(Stored records)
+-------+
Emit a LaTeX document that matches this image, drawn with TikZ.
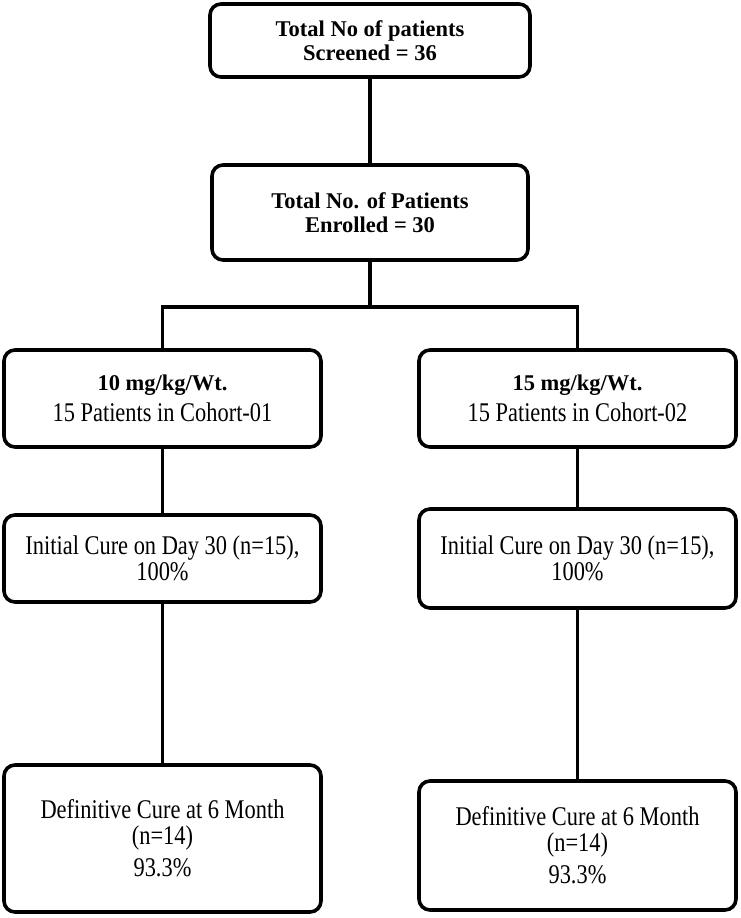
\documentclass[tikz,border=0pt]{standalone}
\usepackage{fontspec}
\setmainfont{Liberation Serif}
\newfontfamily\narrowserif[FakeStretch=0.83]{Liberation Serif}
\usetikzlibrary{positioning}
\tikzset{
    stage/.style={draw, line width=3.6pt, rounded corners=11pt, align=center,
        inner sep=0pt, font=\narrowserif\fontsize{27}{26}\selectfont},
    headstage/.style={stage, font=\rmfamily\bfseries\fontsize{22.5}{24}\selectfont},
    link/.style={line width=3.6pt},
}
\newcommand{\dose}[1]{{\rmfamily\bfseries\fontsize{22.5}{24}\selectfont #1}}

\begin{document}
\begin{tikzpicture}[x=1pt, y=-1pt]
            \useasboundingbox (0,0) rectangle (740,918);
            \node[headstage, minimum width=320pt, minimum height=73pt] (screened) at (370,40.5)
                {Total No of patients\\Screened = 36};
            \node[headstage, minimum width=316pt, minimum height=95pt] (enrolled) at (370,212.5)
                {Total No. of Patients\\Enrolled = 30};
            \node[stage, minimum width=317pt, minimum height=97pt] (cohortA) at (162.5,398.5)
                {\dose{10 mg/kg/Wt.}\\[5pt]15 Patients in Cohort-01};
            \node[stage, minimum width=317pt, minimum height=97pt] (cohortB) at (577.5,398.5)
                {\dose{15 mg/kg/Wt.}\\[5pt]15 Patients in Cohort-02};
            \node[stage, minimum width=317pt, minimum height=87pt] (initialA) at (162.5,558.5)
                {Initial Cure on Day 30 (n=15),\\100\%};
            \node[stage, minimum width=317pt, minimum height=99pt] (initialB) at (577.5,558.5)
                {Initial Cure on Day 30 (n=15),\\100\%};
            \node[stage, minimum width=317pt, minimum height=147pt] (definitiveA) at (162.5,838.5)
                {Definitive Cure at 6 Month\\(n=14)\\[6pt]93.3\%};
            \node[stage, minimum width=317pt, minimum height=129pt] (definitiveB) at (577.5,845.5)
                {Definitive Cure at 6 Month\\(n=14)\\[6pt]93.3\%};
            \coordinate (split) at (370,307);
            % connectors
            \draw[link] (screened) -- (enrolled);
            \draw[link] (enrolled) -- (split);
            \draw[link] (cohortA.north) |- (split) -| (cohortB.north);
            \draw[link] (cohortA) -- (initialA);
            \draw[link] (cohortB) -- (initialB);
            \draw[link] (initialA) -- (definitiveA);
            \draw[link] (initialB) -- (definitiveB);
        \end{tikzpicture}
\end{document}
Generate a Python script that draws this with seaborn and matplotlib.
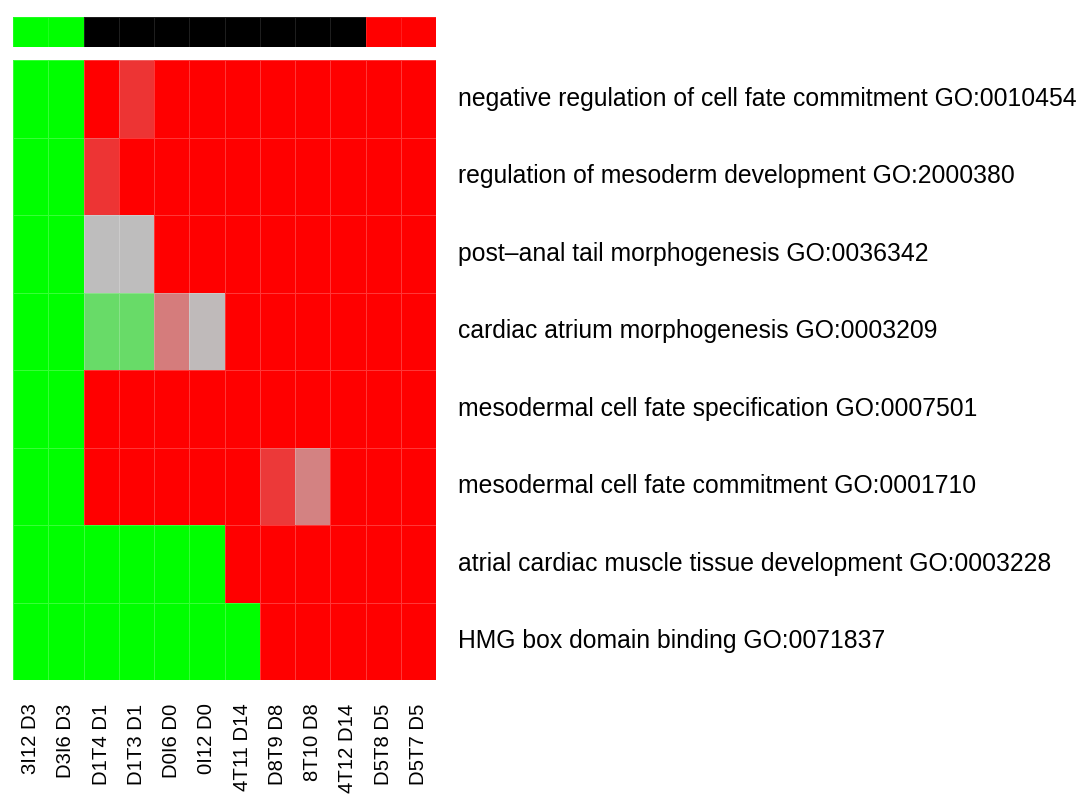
+-------+
## Given instruction
Copy each line of the data above that holds "with".

## Answer for the task
Emit a LaTeX document that matches this image, drawn with TikZ.
Generate a Python script that draws this with seaborn and matplotlib.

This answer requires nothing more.